Immigration has been a pressing issue dating back to childhood for recent graduate Claudia Chavarria, L’21. Becoming an advocate for her community, Chavarria is a staff attorney with the Released Children Unit at the Refugee and Immigrant Center for Education and Legal Services (RAICES).
Chavarria primarily works on special immigrant juvenile status visas, adjustment of status cases and asylum cases. In her day-to-day tasks, she prepares applications for special immigrant juvenile cases and adjustment of status cases. A large portion of Chavarria’s time is spent communicating with clients, collaborating on items such as affidavits for asylum cases.
“It’s important to communicate with them to collect the correct information for their applications,” Chavarria said. “It’s also a matter of continuously reviewing cases to see the best form of relief that’s available to them and constantly communicating and updating them about their cases.”

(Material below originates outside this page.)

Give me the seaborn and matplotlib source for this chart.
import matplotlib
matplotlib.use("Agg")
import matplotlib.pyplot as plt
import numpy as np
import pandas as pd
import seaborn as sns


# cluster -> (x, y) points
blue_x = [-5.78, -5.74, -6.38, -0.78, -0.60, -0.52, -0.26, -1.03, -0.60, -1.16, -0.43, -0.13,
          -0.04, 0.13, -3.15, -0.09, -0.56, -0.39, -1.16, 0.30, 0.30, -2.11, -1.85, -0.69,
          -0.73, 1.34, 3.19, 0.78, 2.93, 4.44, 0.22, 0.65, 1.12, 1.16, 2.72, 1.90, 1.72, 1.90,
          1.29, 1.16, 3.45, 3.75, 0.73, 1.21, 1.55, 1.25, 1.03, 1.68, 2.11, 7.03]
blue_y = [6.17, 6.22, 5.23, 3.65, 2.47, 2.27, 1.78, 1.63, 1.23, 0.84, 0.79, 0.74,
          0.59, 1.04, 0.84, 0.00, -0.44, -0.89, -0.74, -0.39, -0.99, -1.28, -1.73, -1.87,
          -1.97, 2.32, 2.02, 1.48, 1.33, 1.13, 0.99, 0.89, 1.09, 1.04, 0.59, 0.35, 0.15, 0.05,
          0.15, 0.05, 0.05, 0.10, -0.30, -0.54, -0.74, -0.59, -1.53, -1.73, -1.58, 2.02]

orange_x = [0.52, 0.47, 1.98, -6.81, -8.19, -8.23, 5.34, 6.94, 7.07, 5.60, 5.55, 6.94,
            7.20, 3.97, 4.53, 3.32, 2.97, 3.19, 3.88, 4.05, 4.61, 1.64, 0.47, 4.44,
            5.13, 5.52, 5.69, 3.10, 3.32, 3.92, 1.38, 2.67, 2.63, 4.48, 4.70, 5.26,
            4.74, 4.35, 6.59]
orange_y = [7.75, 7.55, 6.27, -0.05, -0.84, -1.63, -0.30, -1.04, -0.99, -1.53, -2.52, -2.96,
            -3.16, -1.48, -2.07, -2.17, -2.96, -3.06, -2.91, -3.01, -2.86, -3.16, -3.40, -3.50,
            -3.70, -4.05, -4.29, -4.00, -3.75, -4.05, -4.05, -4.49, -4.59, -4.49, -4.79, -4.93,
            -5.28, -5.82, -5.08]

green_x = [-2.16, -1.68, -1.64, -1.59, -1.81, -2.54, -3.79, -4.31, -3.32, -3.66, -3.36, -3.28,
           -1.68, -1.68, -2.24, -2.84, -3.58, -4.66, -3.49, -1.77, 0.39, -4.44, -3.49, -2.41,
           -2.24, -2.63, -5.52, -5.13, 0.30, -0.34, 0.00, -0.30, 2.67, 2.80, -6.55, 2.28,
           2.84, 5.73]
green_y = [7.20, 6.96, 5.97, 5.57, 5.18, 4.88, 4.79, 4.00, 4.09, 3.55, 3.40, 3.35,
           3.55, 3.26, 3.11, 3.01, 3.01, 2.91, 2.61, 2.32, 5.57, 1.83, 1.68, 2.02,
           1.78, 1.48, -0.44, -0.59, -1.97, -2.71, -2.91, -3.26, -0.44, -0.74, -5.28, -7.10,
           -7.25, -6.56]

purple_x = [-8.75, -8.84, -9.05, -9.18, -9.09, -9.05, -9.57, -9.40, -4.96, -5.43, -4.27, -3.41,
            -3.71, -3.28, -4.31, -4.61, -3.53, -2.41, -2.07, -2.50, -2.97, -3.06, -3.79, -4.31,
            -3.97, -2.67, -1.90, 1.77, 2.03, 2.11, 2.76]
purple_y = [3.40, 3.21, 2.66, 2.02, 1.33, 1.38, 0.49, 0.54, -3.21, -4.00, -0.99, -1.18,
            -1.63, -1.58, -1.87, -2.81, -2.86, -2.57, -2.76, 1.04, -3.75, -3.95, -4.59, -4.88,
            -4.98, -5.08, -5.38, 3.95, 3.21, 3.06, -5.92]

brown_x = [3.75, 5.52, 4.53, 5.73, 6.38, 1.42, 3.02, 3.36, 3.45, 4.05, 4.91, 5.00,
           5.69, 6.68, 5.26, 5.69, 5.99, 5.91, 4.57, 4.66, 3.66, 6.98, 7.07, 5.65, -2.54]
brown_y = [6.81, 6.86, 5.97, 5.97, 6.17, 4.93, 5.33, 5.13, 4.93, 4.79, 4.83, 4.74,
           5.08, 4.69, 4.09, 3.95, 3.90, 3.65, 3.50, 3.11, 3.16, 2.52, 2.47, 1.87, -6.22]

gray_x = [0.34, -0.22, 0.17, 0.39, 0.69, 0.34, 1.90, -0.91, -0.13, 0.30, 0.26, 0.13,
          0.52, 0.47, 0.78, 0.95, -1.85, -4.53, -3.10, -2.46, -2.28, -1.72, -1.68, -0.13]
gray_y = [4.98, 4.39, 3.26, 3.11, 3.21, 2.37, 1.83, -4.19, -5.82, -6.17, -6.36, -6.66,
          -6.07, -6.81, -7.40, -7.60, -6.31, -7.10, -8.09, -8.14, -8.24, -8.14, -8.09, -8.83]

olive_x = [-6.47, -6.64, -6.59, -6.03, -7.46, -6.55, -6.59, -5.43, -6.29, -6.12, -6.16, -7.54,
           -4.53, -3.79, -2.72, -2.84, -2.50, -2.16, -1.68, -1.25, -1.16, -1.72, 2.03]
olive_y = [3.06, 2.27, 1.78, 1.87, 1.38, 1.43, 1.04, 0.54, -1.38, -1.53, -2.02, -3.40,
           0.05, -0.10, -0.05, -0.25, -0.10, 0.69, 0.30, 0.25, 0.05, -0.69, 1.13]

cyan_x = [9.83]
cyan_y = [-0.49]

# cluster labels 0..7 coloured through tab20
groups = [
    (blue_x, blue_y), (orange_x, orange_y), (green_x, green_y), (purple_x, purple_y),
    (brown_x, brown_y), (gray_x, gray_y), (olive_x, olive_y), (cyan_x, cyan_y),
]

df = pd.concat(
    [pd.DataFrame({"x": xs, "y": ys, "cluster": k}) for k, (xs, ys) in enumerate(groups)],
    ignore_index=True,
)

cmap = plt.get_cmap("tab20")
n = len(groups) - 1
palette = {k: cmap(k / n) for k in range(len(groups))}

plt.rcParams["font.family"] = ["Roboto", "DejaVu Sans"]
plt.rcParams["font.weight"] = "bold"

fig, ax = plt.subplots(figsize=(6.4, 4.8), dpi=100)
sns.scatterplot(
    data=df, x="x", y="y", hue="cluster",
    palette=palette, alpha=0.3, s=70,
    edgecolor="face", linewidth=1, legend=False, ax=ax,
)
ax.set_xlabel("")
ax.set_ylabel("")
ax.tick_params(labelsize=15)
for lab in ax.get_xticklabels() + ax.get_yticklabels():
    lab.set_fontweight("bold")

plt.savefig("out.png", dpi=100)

Chavarria’s upbringing in El Paso, Texas initially piqued her interest in immigration.
“Being from a border city, I would see my friends affected by the immigration changes and that is what ultimately grew my curiosity in my current area of work,” Chavarria said.
Before she arrived at KU Law, Chavarria volunteered at Court Appointed Special Advocates (CASA) for children of El Paso, and the experience solidified her decision to attend law school and focus on immigration law.

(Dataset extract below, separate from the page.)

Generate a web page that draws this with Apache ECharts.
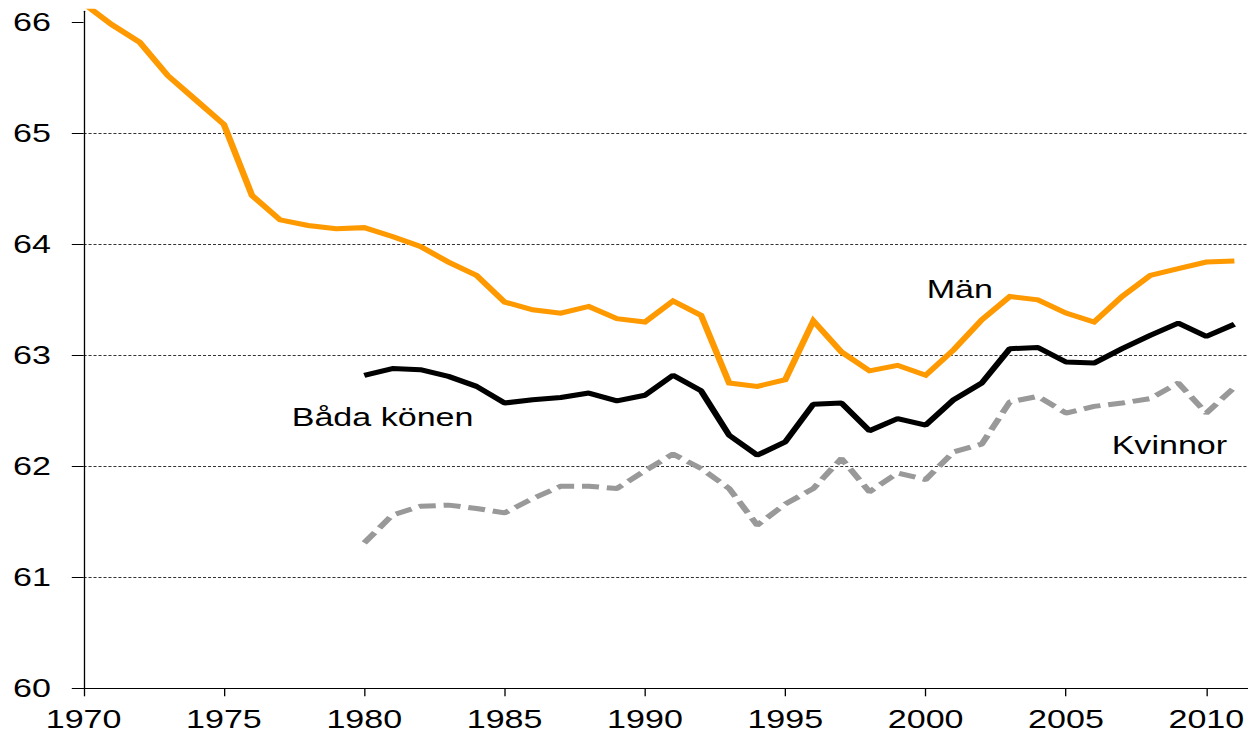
<!DOCTYPE html>
<html>
<head>
<meta charset="utf-8">
<script src="https://cdn.jsdelivr.net/npm/echarts@6/dist/echarts.min.js"></script>
<style>
  html, body { margin: 0; padding: 0; background: #fff; overflow: hidden; }
  #wrap { width: 1248px; height: 734px; overflow: hidden; position: relative; }
  #chart { width: 953px; height: 734px; transform: scaleX(1.31); transform-origin: 0 0; position: absolute; left: 0; top: 0; }
</style>
</head>
<body>
<div id="wrap"><div id="chart"></div></div>
<script>
// ---- data ----
const yearsMan = [1970,1971,1972,1973,1974,1975,1976,1977,1978,1979,1980,1981,1982,1983,1984,1985,1986,1987,1988,1989,1990,1991,1992,1993,1994,1995,1996,1997,1998,1999,2000,2001,2002,2003,2004,2005,2006,2007,2008,2009,2010,2011];
const yearsBoth = [1980,1981,1982,1983,1984,1985,1986,1987,1988,1989,1990,1991,1992,1993,1994,1995,1996,1997,1998,1999,2000,2001,2002,2003,2004,2005,2006,2007,2008,2009,2010,2011];
const man = [66.17,65.98,65.82,65.52,65.30,65.08,64.44,64.22,64.17,64.14,64.15,64.07,63.98,63.84,63.72,63.48,63.41,63.38,63.44,63.33,63.30,63.49,63.36,62.75,62.72,62.78,63.31,63.03,62.86,62.91,62.82,63.05,63.32,63.53,63.50,63.38,63.30,63.53,63.72,63.78,63.84,63.85];
const bada = [62.82,62.88,62.87,62.81,62.72,62.57,62.60,62.62,62.66,62.59,62.64,62.82,62.68,62.28,62.10,62.22,62.56,62.57,62.32,62.43,62.37,62.60,62.75,63.06,63.07,62.94,62.93,63.06,63.18,63.29,63.17,63.28];
const kvinnor = [61.31,61.56,61.64,61.65,61.62,61.58,61.71,61.82,61.82,61.80,61.96,62.11,61.98,61.80,61.47,61.66,61.80,62.07,61.77,61.94,61.88,62.13,62.20,62.58,62.63,62.48,62.54,62.57,62.61,62.75,62.48,62.71];
const xTicks = [1970,1975,1980,1985,1990,1995,2000,2005,2010];
const yTicks = [60,61,62,63,64,65,66];
const seriesNames = ['Män','Båda könen','Kvinnor'];

const pairs = (xs, ys) => xs.map((x, i) => [x, ys[i]]);
const FONT = 'Liberation Sans, Arial, sans-serif';

const chart = echarts.init(document.getElementById('chart'), null, { renderer: 'svg' });
chart.setOption({
  animation: false,
  backgroundColor: '#ffffff',
  grid: { left: 63.8, right: 0, top: 11.2, bottom: 45.7, containLabel: false },
  xAxis: {
    type: 'value', min: 1970, max: 2011.5, interval: 5,
    axisLine: { show: true, lineStyle: { color: '#000', width: 1 } },
    axisTick: { show: true, inside: false, length: 8, customValues: xTicks, lineStyle: { color: '#000', width: 1 } },
    axisLabel: { customValues: xTicks, formatter: v => String(v), fontFamily: FONT, fontSize: 26, color: '#000', margin: 18 },
    splitLine: { show: false }
  },
  yAxis: {
    type: 'value', min: 60, max: 66.1, interval: 1,
    axisLine: { show: true, lineStyle: { color: '#000', width: 1 } },
    axisTick: { show: true, inside: false, length: 9, customValues: yTicks, lineStyle: { color: '#000', width: 1 } },
    axisLabel: { customValues: yTicks, formatter: v => String(v), fontFamily: FONT, fontSize: 26, color: '#000', margin: 25 },
    splitLine: { show: true, showMinLine: false, showMaxLine: false, lineStyle: { color: '#333', width: 1, type: [2.3, 1.5] } }
  },
  series: [
    { name: seriesNames[0], type: 'line', data: pairs(yearsMan, man), symbol: 'none', clip: true,
      lineStyle: { color: '#FF9900', width: 5, cap: 'butt', join: 'miter' } },
    { name: seriesNames[1], type: 'line', data: pairs(yearsBoth, bada), symbol: 'none', clip: true,
      lineStyle: { color: '#000000', width: 5, cap: 'butt' } },
    { name: seriesNames[2], type: 'line', data: pairs(yearsBoth, kvinnor), symbol: 'none', clip: true,
      lineStyle: { color: '#999999', width: 5, type: [13, 6], cap: 'butt' } }
  ],
  graphic: [
    { type: 'text', left: 707.4, top: 290.5 - 15, style: { text: seriesNames[0], font: '26px ' + FONT, fill: '#000' } },
    { type: 'text', left: 222.7, top: 419 - 15, style: { text: seriesNames[1], font: '26px ' + FONT, fill: '#000' } },
    { type: 'text', left: 848.6, top: 447 - 15, style: { text: seriesNames[2], font: '26px ' + FONT, fill: '#000' } }
  ]
});
</script>
</body>
</html>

“I loved seeing how I could actually change somebody’s life because that’s always something I wanted to do,” Chavarria said. “Many people think the main way you can help somebody is being a nurse or a doctor, but I just didn’t want to be close to blood or anything like that.”
Even though Chavarria’s work is not about physically saving lives, her work grants many immigrants an entirely new life in America.
“It’s incredible seeing someone gain status in the country and what they can do for themselves or their family and any future generations,” Chavarria said. “It really impacts me, and it’s why I enjoy doing this work.”
Chavarria dreamed of being a lawyer as a young girl, even if she was unsure of all the career entailed. When she started looking into law school, the decision to attend KU was an easy one.
“It was a gut feeling that KU was the right place for me,” Chavarria said. “It came back to the attention I was receiving from administration.”
Chavarria had no questions left unanswered and was even able to meet with current KU students from her hometown.
“It was just the sense of community I was receiving even before I accepted my offer to attend KU Law,” Chavarria said. “That support continued after I accepted, and I still wasn’t even in Kansas yet.”
At KU Law, courses in immigration law and asylum played an important role in preparing Chavarria for her current position.
“Asylum and Refugee really helped me because we got to go through real-life cases and analyze how the courts have been making decisions,” Chavarria said.
She was impressed and grateful for Professor David Gottlieb’s dedication to the subject matter.
“Even after the class had ended, our professor was sending us updates about this big case going on,” Chavarria said. “It was really helpful since the updates were about the area I was trying to specialize in.”
Chavarria collected more knowledge and experience during law school as a clerk at Treviño Law Office L.L.C.
Throughout law school and in her current position, Chavarria has always valued her mental health.
“I have great supervisors who prioritize my mental health above all,” Chavarria said. “They advocate for their employees and having that support system around us when things get frustrating … that’s really amazing.”
Chavarria recommends KU Law students put a special emphasis on their mental health and refrain from comparing personal progress to peers’ progress.
“You don’t have to burn yourself out or feel guilty when you’re not working 24/7,” Chavarria said. “Remember no one knows everything. It’s okay if you feel like you’re lost at times. Just find yourself again, be patient and always ask questions.”